__RECORDED INFORMATION__
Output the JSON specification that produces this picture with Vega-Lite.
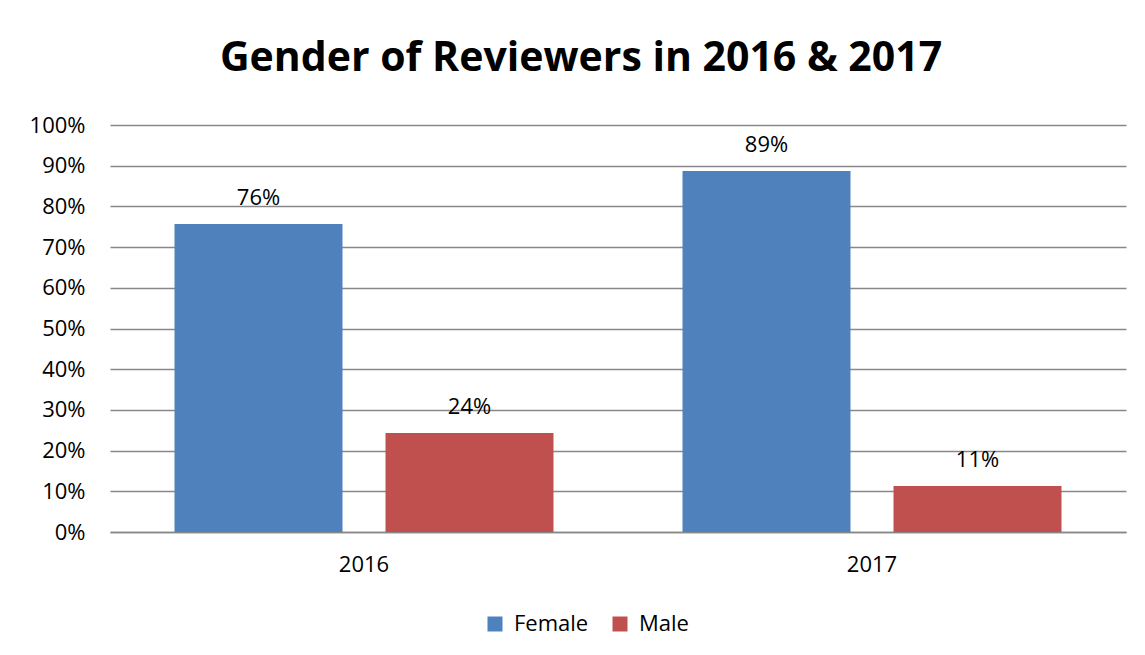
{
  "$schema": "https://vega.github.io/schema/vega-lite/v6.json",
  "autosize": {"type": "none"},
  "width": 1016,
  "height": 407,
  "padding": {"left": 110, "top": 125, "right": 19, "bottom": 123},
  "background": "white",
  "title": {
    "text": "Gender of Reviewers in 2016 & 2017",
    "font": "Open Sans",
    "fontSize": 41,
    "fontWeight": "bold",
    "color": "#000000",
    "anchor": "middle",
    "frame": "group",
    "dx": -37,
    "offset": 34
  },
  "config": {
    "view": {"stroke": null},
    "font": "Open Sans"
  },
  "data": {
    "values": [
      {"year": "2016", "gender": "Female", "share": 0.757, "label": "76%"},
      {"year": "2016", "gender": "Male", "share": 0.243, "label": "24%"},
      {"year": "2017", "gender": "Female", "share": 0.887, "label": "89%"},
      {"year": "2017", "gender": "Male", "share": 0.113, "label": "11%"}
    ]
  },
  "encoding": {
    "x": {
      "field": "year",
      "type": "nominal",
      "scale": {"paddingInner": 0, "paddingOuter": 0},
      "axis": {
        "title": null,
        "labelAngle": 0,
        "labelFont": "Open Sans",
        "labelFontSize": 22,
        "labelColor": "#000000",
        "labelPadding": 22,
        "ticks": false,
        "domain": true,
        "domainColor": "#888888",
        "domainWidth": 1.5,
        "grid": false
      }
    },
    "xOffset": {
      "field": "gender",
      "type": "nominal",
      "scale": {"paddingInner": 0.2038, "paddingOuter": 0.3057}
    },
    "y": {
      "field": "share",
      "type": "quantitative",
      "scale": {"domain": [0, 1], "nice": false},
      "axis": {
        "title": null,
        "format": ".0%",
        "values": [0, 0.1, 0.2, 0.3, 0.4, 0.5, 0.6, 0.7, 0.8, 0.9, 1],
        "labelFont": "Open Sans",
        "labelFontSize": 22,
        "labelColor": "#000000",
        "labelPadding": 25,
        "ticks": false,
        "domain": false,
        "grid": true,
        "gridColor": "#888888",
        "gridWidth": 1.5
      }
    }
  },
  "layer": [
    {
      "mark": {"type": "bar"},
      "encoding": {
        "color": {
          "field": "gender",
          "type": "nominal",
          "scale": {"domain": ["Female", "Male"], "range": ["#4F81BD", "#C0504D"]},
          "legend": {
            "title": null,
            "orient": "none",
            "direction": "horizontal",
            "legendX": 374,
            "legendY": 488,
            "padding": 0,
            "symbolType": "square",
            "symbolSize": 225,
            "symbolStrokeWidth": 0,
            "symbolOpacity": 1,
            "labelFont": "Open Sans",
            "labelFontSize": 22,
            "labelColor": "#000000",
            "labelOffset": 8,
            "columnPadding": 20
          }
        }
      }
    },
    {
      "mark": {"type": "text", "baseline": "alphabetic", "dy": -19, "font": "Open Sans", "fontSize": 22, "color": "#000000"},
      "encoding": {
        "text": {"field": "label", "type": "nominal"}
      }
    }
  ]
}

__DIRECTIVE__
Do not copy the pictures, but repeat every line exactly.

__THE RESPONSE__
Output the JSON specification that produces this picture with Vega-Lite.
{
  "$schema": "https://vega.github.io/schema/vega-lite/v6.json",
  "autosize": {"type": "none"},
  "width": 1016,
  "height": 407,
  "padding": {"left": 110, "top": 125, "right": 19, "bottom": 123},
  "background": "white",
  "title": {
    "text": "Gender of Reviewers in 2016 & 2017",
    "font": "Open Sans",
    "fontSize": 41,
    "fontWeight": "bold",
    "color": "#000000",
    "anchor": "middle",
    "frame": "group",
    "dx": -37,
    "offset": 34
  },
  "config": {
    "view": {"stroke": null},
    "font": "Open Sans"
  },
  "data": {
    "values": [
      {"year": "2016", "gender": "Female", "share": 0.757, "label": "76%"},
      {"year": "2016", "gender": "Male", "share": 0.243, "label": "24%"},
      {"year": "2017", "gender": "Female", "share": 0.887, "label": "89%"},
      {"year": "2017", "gender": "Male", "share": 0.113, "label": "11%"}
    ]
  },
  "encoding": {
    "x": {
      "field": "year",
      "type": "nominal",
      "scale": {"paddingInner": 0, "paddingOuter": 0},
      "axis": {
        "title": null,
        "labelAngle": 0,
        "labelFont": "Open Sans",
        "labelFontSize": 22,
        "labelColor": "#000000",
        "labelPadding": 22,
        "ticks": false,
        "domain": true,
        "domainColor": "#888888",
        "domainWidth": 1.5,
        "grid": false
      }
    },
    "xOffset": {
      "field": "gender",
      "type": "nominal",
      "scale": {"paddingInner": 0.2038, "paddingOuter": 0.3057}
    },
    "y": {
      "field": "share",
      "type": "quantitative",
      "scale": {"domain": [0, 1], "nice": false},
      "axis": {
        "title": null,
        "format": ".0%",
        "values": [0, 0.1, 0.2, 0.3, 0.4, 0.5, 0.6, 0.7, 0.8, 0.9, 1],
        "labelFont": "Open Sans",
        "labelFontSize": 22,
        "labelColor": "#000000",
        "labelPadding": 25,
        "ticks": false,
        "domain": false,
        "grid": true,
        "gridColor": "#888888",
        "gridWidth": 1.5
      }
    }
  },
  "layer": [
    {
      "mark": {"type": "bar"},
      "encoding": {
        "color": {
          "field": "gender",
          "type": "nominal",
          "scale": {"domain": ["Female", "Male"], "range": ["#4F81BD", "#C0504D"]},
          "legend": {
            "title": null,
            "orient": "none",
            "direction": "horizontal",
            "legendX": 374,
            "legendY": 488,
            "padding": 0,
            "symbolType": "square",
            "symbolSize": 225,
            "symbolStrokeWidth": 0,
            "symbolOpacity": 1,
            "labelFont": "Open Sans",
            "labelFontSize": 22,
            "labelColor": "#000000",
            "labelOffset": 8,
            "columnPadding": 20
          }
        }
      }
    },
    {
      "mark": {"type": "text", "baseline": "alphabetic", "dy": -19, "font": "Open Sans", "fontSize": 22, "color": "#000000"},
      "encoding": {
        "text": {"field": "label", "type": "nominal"}
      }
    }
  ]
}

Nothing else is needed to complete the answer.